14. The server apparatus of claim 13, where the network interface is bifurcated into a first network interface configured to communicate with other server apparatuses and a second network interface configured to communicate with a set of user devices; and

where the set of user devices comprises at least a first user device of a first communication protocol and a second user device of a second communication protocol.

15. The server apparatus of claim 14, where the sets of performance data are obtained from the set of user devices via the second network interface.

16. The server apparatus of claim 14, where the sets of performance data are obtained from the other server apparatuses via the first network interface.

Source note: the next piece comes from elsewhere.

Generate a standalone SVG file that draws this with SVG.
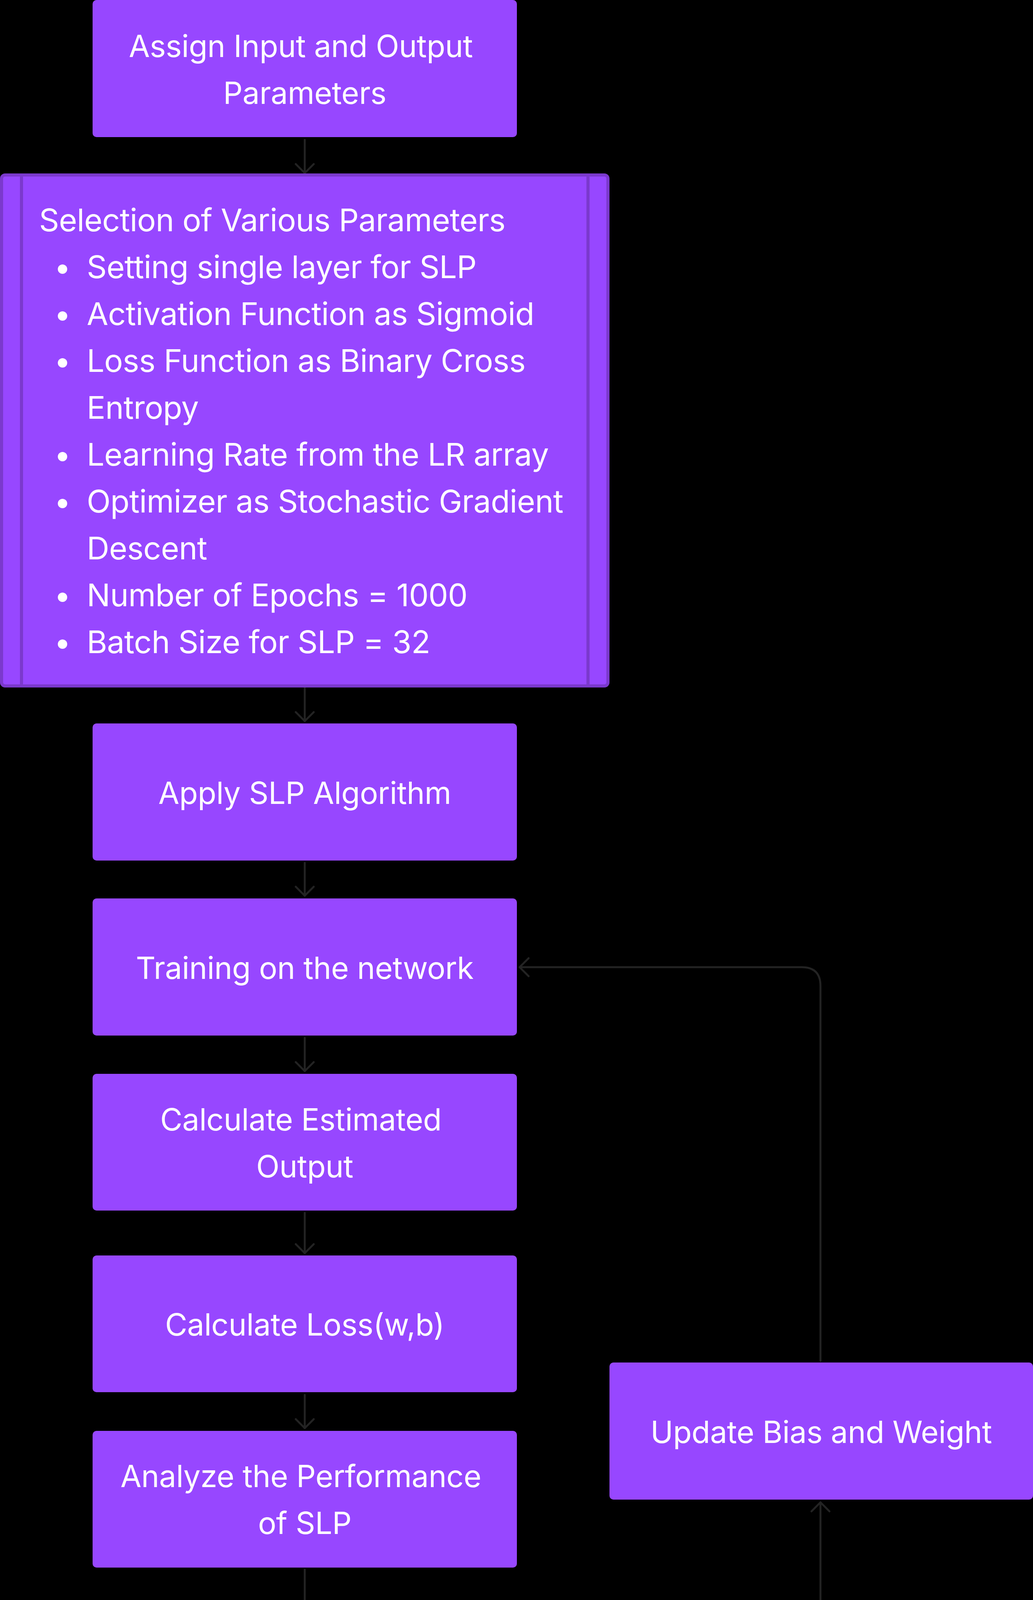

17. A server apparatus, comprising:

a processor;

a user interface configured to report labeled alarms; and

a non-transitory computer-readable medium that stores one or more computer-readable instructions that when executed by the processor, cause the server apparatus to: obtain a set of operational parameters comprising at least one multicollinear relationship; update an adaptive anomaly detection model based on the set of operational parameters; detect at least one anomaly within the set of operational parameters based on the adaptive anomaly detection model; and for each one of the at least one anomaly: generate a labeled alarm based on an influential subset of the set of operational parameters; and alert a user via the user interface with the labeled alarms.

18. The server apparatus of claim 17, where the user interface is further configured to report significant labeled alarms; and

the at least one anomaly comprises a significant anomaly that exceeds an anomaly threshold.

19. The server apparatus of claim 17, where the user interface is further configured to report persistent labeled alarms; and

the at least one anomaly comprises a persistent anomaly that persists for a first number (K) of a set of previous anomaly scores (L).

20. The server apparatus of claim 19, where the adaptive anomaly detection model is not updated with the persistent anomaly.